Aline ingressou em 1982 na Ufrgs, mas mestrado e doutorado concluiu na Universidade Federal do Paraná, que possui curso específico de pós em entomologia. De volta à capital gaúcha, trabalhou na Ong UPAN – União Protetora do Ambiente Natural, de São Leopoldo, como professora substituta na Ufgrs e, em projetos, contratada por uma empresa terceirizada, quando teve a oportunidade de atuar no programa do Pró-Guaíba, de 1998 a 2000. Aí foi aprovada nos concursos da Fepam e FZB em 2001, sendo chamada no ano seguinte.

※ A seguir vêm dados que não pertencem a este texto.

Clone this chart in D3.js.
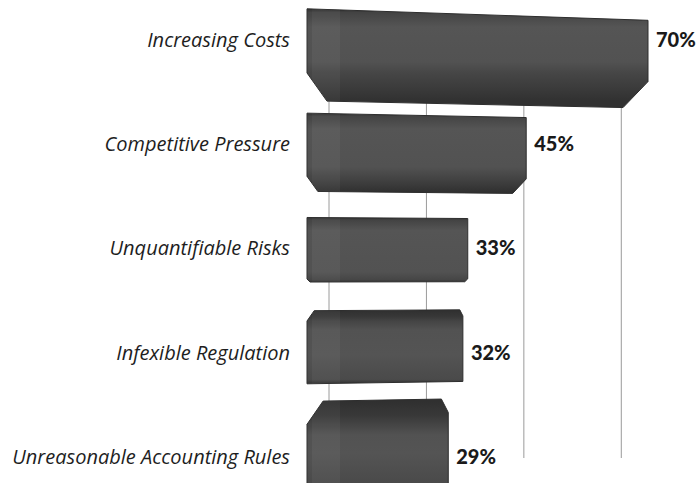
<!DOCTYPE html>
<html>
<head>
<meta charset="utf-8">
<script src="https://cdn.jsdelivr.net/npm/d3@7/dist/d3.min.js"></script>
<style>
  html, body { margin: 0; padding: 0; background: #ffffff; }
  svg { display: block; }
</style>
</head>
<body>
<svg id="chart" width="697" height="483"></svg>
<script>
// Share of respondents naming each obstacle
const categories = [
  "Increasing Costs",
  "Competitive Pressure",
  "Unquantifiable Risks",
  "Infexible Regulation",
  "Unreasonable Accounting Rules"
];
const values = [70, 45, 33, 32, 29];
const gridTicks = [0, 20, 40, 60];

const svg = d3.select("#chart");

// value axis: bars grow rightwards from the left wall
const x = d3.scaleLinear().domain([0, 70]).range([307, 648]);
// one band per category, top to bottom
const y = d3.scaleBand().domain(categories).range([6, 493.5]);

// the chart is seen in slight perspective around an eye line
const eyeY = 268;
const floorShift = 22;          // gridlines sit on the back plane
const persp = (px, py) => [px, eyeY + (py - eyeY) * (1 - 0.00013 * (px - 307))];

function geom(cat) {
  const c = y(cat) + y.bandwidth() / 2;
  const d = c - eyeY;
  const h = 62 + 0.14 * Math.abs(d);
  const cap = 0.13 * Math.abs(d);
  return { c, d, h, cap, top: c - h / 2, bot: c + h / 2 };
}

// bar outline: front face plus the visible cap face toward the eye line
function barPath(cat, v) {
  const g = geom(cat);
  const x0 = x(0), x1 = x(v);
  const r = 3;
  let pts;
  if (g.d < 0) {
    // underside visible: chamfer at the bottom corners
    const lx = Math.max(r, g.cap * 0.72), rx = Math.max(r, g.cap * 0.9), cy = Math.max(r, g.cap);
    pts = [[x0, g.top], [x1, g.top], [x1, g.bot - cy], [x1 - rx, g.bot], [x0 + lx, g.bot], [x0, g.bot - cy]];
  } else {
    // top side visible: chamfer at the top corners
    const lx = Math.max(r, g.cap * 0.7), rx = Math.max(r, g.cap * 0.3), cy = Math.max(r, g.cap);
    pts = [[x0, g.top + cy], [x0 + lx, g.top], [x1 - rx, g.top], [x1, g.top + cy * 0.6], [x1, g.bot], [x0, g.bot]];
  }
  return d3.line()(pts.map(p => persp(p[0], p[1]))) + "Z";
}

const defs = svg.append("defs");

// per-bar shading: the cap face facing the eye line is darker than the front
categories.forEach((cat, i) => {
  const g = geom(cat);
  const f = Math.min(0.35, g.cap / g.h);
  const stops = g.d < 0
    ? [[0, "#2e2e2e"], [0.04, "#434343"], [0.2, "#555555"], [Math.max(0.3, 1 - f - 0.12), "#525252"],
       [1 - f, "#464646"], [1 - f * 0.5, "#3c3c3c"], [1, "#313131"]]
    : [[0, "#303030"], [Math.max(0.03, f * 0.6), "#383838"], [Math.max(0.05, f), "#444444"],
       [Math.max(0.12, f + 0.12), "#525252"], [0.6, "#545454"], [0.94, "#4a4a4a"], [1, "#303030"]];
  const lg = defs.append("linearGradient").attr("id", `barFill${i}`)
    .attr("gradientUnits", "userSpaceOnUse")
    .attr("x1", 0).attr("y1", g.top).attr("x2", 0).attr("y2", g.bot);
  stops.forEach(([o, col]) => lg.append("stop").attr("offset", o).attr("stop-color", col));
  defs.append("clipPath").attr("id", `clip${i}`)
    .append("path").attr("d", barPath(cat, values[i]));
});

// gridlines behind the bars
svg.append("g").selectAll("line").data(gridTicks).join("line")
  .attr("x1", d => x(d) + floorShift).attr("x2", d => x(d) + floorShift)
  .attr("y1", 98).attr("y2", 458)
  .attr("stroke", "#9a9a9a").attr("stroke-width", 1);

const bars = svg.append("g").selectAll("g").data(categories).join("g");
bars.append("path")
  .attr("d", (cat, i) => barPath(cat, values[i]))
  .attr("fill", (cat, i) => `url(#barFill${i})`)
  .attr("stroke", "#2e2e2e").attr("stroke-width", 1).attr("stroke-linejoin", "round");
// slightly lighter rounded end near the wall
bars.append("rect")
  .attr("x", x(0)).attr("y", 0)
  .attr("width", 33).attr("height", 483)
  .attr("fill", "rgba(255,255,255,0.045)")
  .attr("clip-path", (cat, i) => `url(#clip${i})`);
bars.append("rect")
  .attr("x", x(0)).attr("y", 0)
  .attr("width", 5).attr("height", 483)
  .attr("fill", "rgba(0,0,0,0.08)")
  .attr("clip-path", (cat, i) => `url(#clip${i})`);

const labelY = cat => {
  const g = geom(cat);
  return g.c + g.d * 0.07;
};

// category labels
svg.append("g").selectAll("text").data(categories).join("text")
  .attr("x", 290).attr("y", labelY)
  .attr("dy", "0.35em")
  .attr("text-anchor", "end")
  .attr("font-family", "'Open Sans', Lato, sans-serif")
  .attr("font-style", "italic")
  .attr("font-size", 20)
  .attr("fill", "#1e1e1e")
  .text(d => d);

// value labels
svg.append("g").selectAll("text").data(categories).join("text")
  .attr("x", (cat, i) => x(values[i]) + 8).attr("y", labelY)
  .attr("dy", "0.35em")
  .attr("font-family", "Lato, 'Open Sans', sans-serif")
  .attr("font-weight", 900)
  .attr("font-size", 20)
  .attr("fill", "#1a1a1a")
  .text((cat, i) => values[i] + "%");
</script>
</body>
</html>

“Eu posso dizer que o primeiro dia em que subi a lomba do Jardim Botânico, como funcionária concursada, foi o dia mais feliz da minha vida. Porque eu já havia sido chamada para assumir na Fepam, mas não consegui ficar tão feliz como eu imaginava que iria estar na Zoobotânica”, revela. E completa: Temos que achar uma saída para preservar todo este conhecimento acumulado aqui. Ainda mantemos a chama acesa principalmente porque amamos o que fazemos e pelas gerações de estudantes que ainda poderão passar por esta instituição, que tem profissionais dentre os mais preparados no país, assim como as coleções estão entre as melhores.”
Único no Estado habilitado a descrever espécies de besouro
Luciano trabalha com os besouros, que integram a ordem Coleóptera, simplesmente a que possui maior número de espécies dentre todos os seres vivos — cerca de 400 mil. E detalhe: no estado, ele é o único especialista com conhecimento suficiente para descrever espécies novas.
Luciano mostra que a produção científica inclui desenhos fiés das espécies

 
Besouro Macrodontia cervicornis

Apesar de ser o funcionário concursado mais novo dentre os colegas do seu setor – ingressou em 2014 -, há mais de trinta anos desenvolve estudos na Fundação Zoobotânica, primeiro como aluno/bolsista de Iniciação Científica, depois nas pesquisas para os cursos de mestrado na PUCRS e doutorado na Ufrgs. A maior parte de sua formação profissional foi dada pela professora Maria Helena Galileo, que também era pesquisadora da FZB.
“Eu nem imaginava que iria trabalhar com besouros, na verdade, nem pensava em ser biólogo, na minha adolescência eu só queria saber de aviação, mas hoje estou aqui graças aos professores e pesquisadores da Zoobotânica e espero poder ajudar na formação de muitos outros estudantes”, conclui.